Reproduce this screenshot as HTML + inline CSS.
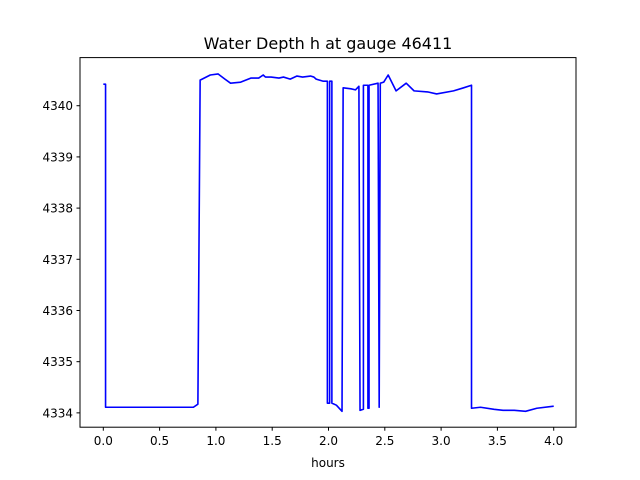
<!DOCTYPE html>
<html><head><meta charset="utf-8"><style>
html,body{margin:0;padding:0;background:#fff;}
svg{display:block;font-family:"DejaVu Sans","Liberation Sans",sans-serif;}
</style></head><body>
<svg id="chart" width="640" height="480" viewBox="0 0 640 480">
<rect x="0" y="0" width="640" height="480" fill="#fff"/>
<text x="328" y="49" font-size="16" text-anchor="middle" fill="#000">Water Depth h at gauge 46411</text>
<g id="xticks"></g>
<g id="yticks"></g>
<path id="series" fill="none" stroke="#0000ff" stroke-width="1.6" stroke-linejoin="round"/>
<rect x="80" y="57.6" width="496" height="369.6" fill="none" stroke="#000" stroke-width="1"/>
<text x="328" y="467" font-size="12" text-anchor="middle" fill="#000">hours</text>
</svg>
<script>
const hours = [0,0.02,0.02,0.80,0.84,0.86,0.95,1.02,1.08,1.13,1.22,1.31,1.38,1.42,1.44,1.49,1.56,1.60,1.66,1.72,1.77,1.84,1.87,1.89,1.95,1.99,1.99,2.01,2.01,2.03,2.03,2.07,2.12,2.13,2.20,2.24,2.27,2.28,2.31,2.31,2.35,2.35,2.36,2.36,2.44,2.45,2.46,2.49,2.53,2.60,2.69,2.76,2.88,2.96,3.11,3.20,3.27,3.27,3.35,3.47,3.55,3.65,3.75,3.85,4.00];
const depth = [4340.42,4340.42,4334.11,4334.11,4334.17,4340.50,4340.60,4340.62,4340.52,4340.44,4340.46,4340.54,4340.54,4340.60,4340.56,4340.56,4340.54,4340.56,4340.52,4340.58,4340.56,4340.58,4340.56,4340.52,4340.48,4340.48,4334.19,4334.19,4340.48,4340.48,4334.19,4334.15,4334.03,4340.35,4340.33,4340.31,4340.38,4334.05,4334.07,4340.40,4340.40,4334.09,4334.09,4340.40,4340.44,4334.11,4340.44,4340.46,4340.60,4340.29,4340.44,4340.29,4340.27,4340.23,4340.29,4340.35,4340.40,4334.09,4334.11,4334.07,4334.05,4334.05,4334.03,4334.09,4334.13];
const xTickVals = [0.0,0.5,1.0,1.5,2.0,2.5,3.0,3.5,4.0];
const xTickLabels = ["0.0","0.5","1.0","1.5","2.0","2.5","3.0","3.5","4.0"];
const yTickVals = [4334,4335,4336,4337,4338,4339,4340];
const yTickLabels = ["4334","4335","4336","4337","4338","4339","4340"];

const X0=80,X1=576,Y0=57.6,Y1=427.2;
const xmin=-0.207,xmax=4.198,ymin=4333.72,ymax=4340.94;
function sx(v){return X0+(v-xmin)/(xmax-xmin)*(X1-X0);}
function sy(v){return Y1-(v-ymin)/(ymax-ymin)*(Y1-Y0);}
const NS="http://www.w3.org/2000/svg";
const xg=document.getElementById('xticks'), yg=document.getElementById('yticks');
xTickVals.forEach((v,i)=>{
  const l=document.createElementNS(NS,'line');
  l.setAttribute('x1',sx(v));l.setAttribute('x2',sx(v));l.setAttribute('y1',Y1);l.setAttribute('y2',Y1+3.5);
  l.setAttribute('stroke','#000');
  
  
  xg.appendChild(l);
  const t=document.createElementNS(NS,'text');
  t.setAttribute('x',sx(v));t.setAttribute('y',Y1+18);t.setAttribute('font-size','12');t.setAttribute('text-anchor','middle');
  t.textContent=xTickLabels[i];
  
  
  xg.appendChild(t);
});
yTickVals.forEach((v,i)=>{
  const l=document.createElementNS(NS,'line');
  l.setAttribute('x1',X0-3.5);l.setAttribute('x2',X0);l.setAttribute('y1',sy(v));l.setAttribute('y2',sy(v));
  l.setAttribute('stroke','#000');
  
  
  yg.appendChild(l);
  const t=document.createElementNS(NS,'text');
  t.setAttribute('x',X0-7);t.setAttribute('y',sy(v)+4.5);t.setAttribute('font-size','12');t.setAttribute('text-anchor','end');
  t.textContent=yTickLabels[i];
  
  
  yg.appendChild(t);
});
let d='';
hours.forEach((h,i)=>{d+=(i?'L':'M')+sx(h).toFixed(2)+' '+sy(depth[i]).toFixed(2);});
document.getElementById('series').setAttribute('d',d);
</script>
</body></html>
= = = = =
▶ [REQUEST] Copy each line exactly, and leave the pictures out of your copy.

▶ [WRITTEN SOLUTION]
Reproduce this screenshot as HTML + inline CSS.
<!DOCTYPE html>
<html><head><meta charset="utf-8"><style>
html,body{margin:0;padding:0;background:#fff;}
svg{display:block;font-family:"DejaVu Sans","Liberation Sans",sans-serif;}
</style></head><body>
<svg id="chart" width="640" height="480" viewBox="0 0 640 480">
<rect x="0" y="0" width="640" height="480" fill="#fff"/>
<text x="328" y="49" font-size="16" text-anchor="middle" fill="#000">Water Depth h at gauge 46411</text>
<g id="xticks"></g>
<g id="yticks"></g>
<path id="series" fill="none" stroke="#0000ff" stroke-width="1.6" stroke-linejoin="round"/>
<rect x="80" y="57.6" width="496" height="369.6" fill="none" stroke="#000" stroke-width="1"/>
<text x="328" y="467" font-size="12" text-anchor="middle" fill="#000">hours</text>
</svg>
<script>
const hours = [0,0.02,0.02,0.80,0.84,0.86,0.95,1.02,1.08,1.13,1.22,1.31,1.38,1.42,1.44,1.49,1.56,1.60,1.66,1.72,1.77,1.84,1.87,1.89,1.95,1.99,1.99,2.01,2.01,2.03,2.03,2.07,2.12,2.13,2.20,2.24,2.27,2.28,2.31,2.31,2.35,2.35,2.36,2.36,2.44,2.45,2.46,2.49,2.53,2.60,2.69,2.76,2.88,2.96,3.11,3.20,3.27,3.27,3.35,3.47,3.55,3.65,3.75,3.85,4.00];
const depth = [4340.42,4340.42,4334.11,4334.11,4334.17,4340.50,4340.60,4340.62,4340.52,4340.44,4340.46,4340.54,4340.54,4340.60,4340.56,4340.56,4340.54,4340.56,4340.52,4340.58,4340.56,4340.58,4340.56,4340.52,4340.48,4340.48,4334.19,4334.19,4340.48,4340.48,4334.19,4334.15,4334.03,4340.35,4340.33,4340.31,4340.38,4334.05,4334.07,4340.40,4340.40,4334.09,4334.09,4340.40,4340.44,4334.11,4340.44,4340.46,4340.60,4340.29,4340.44,4340.29,4340.27,4340.23,4340.29,4340.35,4340.40,4334.09,4334.11,4334.07,4334.05,4334.05,4334.03,4334.09,4334.13];
const xTickVals = [0.0,0.5,1.0,1.5,2.0,2.5,3.0,3.5,4.0];
const xTickLabels = ["0.0","0.5","1.0","1.5","2.0","2.5","3.0","3.5","4.0"];
const yTickVals = [4334,4335,4336,4337,4338,4339,4340];
const yTickLabels = ["4334","4335","4336","4337","4338","4339","4340"];

const X0=80,X1=576,Y0=57.6,Y1=427.2;
const xmin=-0.207,xmax=4.198,ymin=4333.72,ymax=4340.94;
function sx(v){return X0+(v-xmin)/(xmax-xmin)*(X1-X0);}
function sy(v){return Y1-(v-ymin)/(ymax-ymin)*(Y1-Y0);}
const NS="http://www.w3.org/2000/svg";
const xg=document.getElementById('xticks'), yg=document.getElementById('yticks');
xTickVals.forEach((v,i)=>{
  const l=document.createElementNS(NS,'line');
  l.setAttribute('x1',sx(v));l.setAttribute('x2',sx(v));l.setAttribute('y1',Y1);l.setAttribute('y2',Y1+3.5);
  l.setAttribute('stroke','#000');
  
  
  xg.appendChild(l);
  const t=document.createElementNS(NS,'text');
  t.setAttribute('x',sx(v));t.setAttribute('y',Y1+18);t.setAttribute('font-size','12');t.setAttribute('text-anchor','middle');
  t.textContent=xTickLabels[i];
  
  
  xg.appendChild(t);
});
yTickVals.forEach((v,i)=>{
  const l=document.createElementNS(NS,'line');
  l.setAttribute('x1',X0-3.5);l.setAttribute('x2',X0);l.setAttribute('y1',sy(v));l.setAttribute('y2',sy(v));
  l.setAttribute('stroke','#000');
  
  
  yg.appendChild(l);
  const t=document.createElementNS(NS,'text');
  t.setAttribute('x',X0-7);t.setAttribute('y',sy(v)+4.5);t.setAttribute('font-size','12');t.setAttribute('text-anchor','end');
  t.textContent=yTickLabels[i];
  
  
  yg.appendChild(t);
});
let d='';
hours.forEach((h,i)=>{d+=(i?'L':'M')+sx(h).toFixed(2)+' '+sy(depth[i]).toFixed(2);});
document.getElementById('series').setAttribute('d',d);
</script>
</body></html>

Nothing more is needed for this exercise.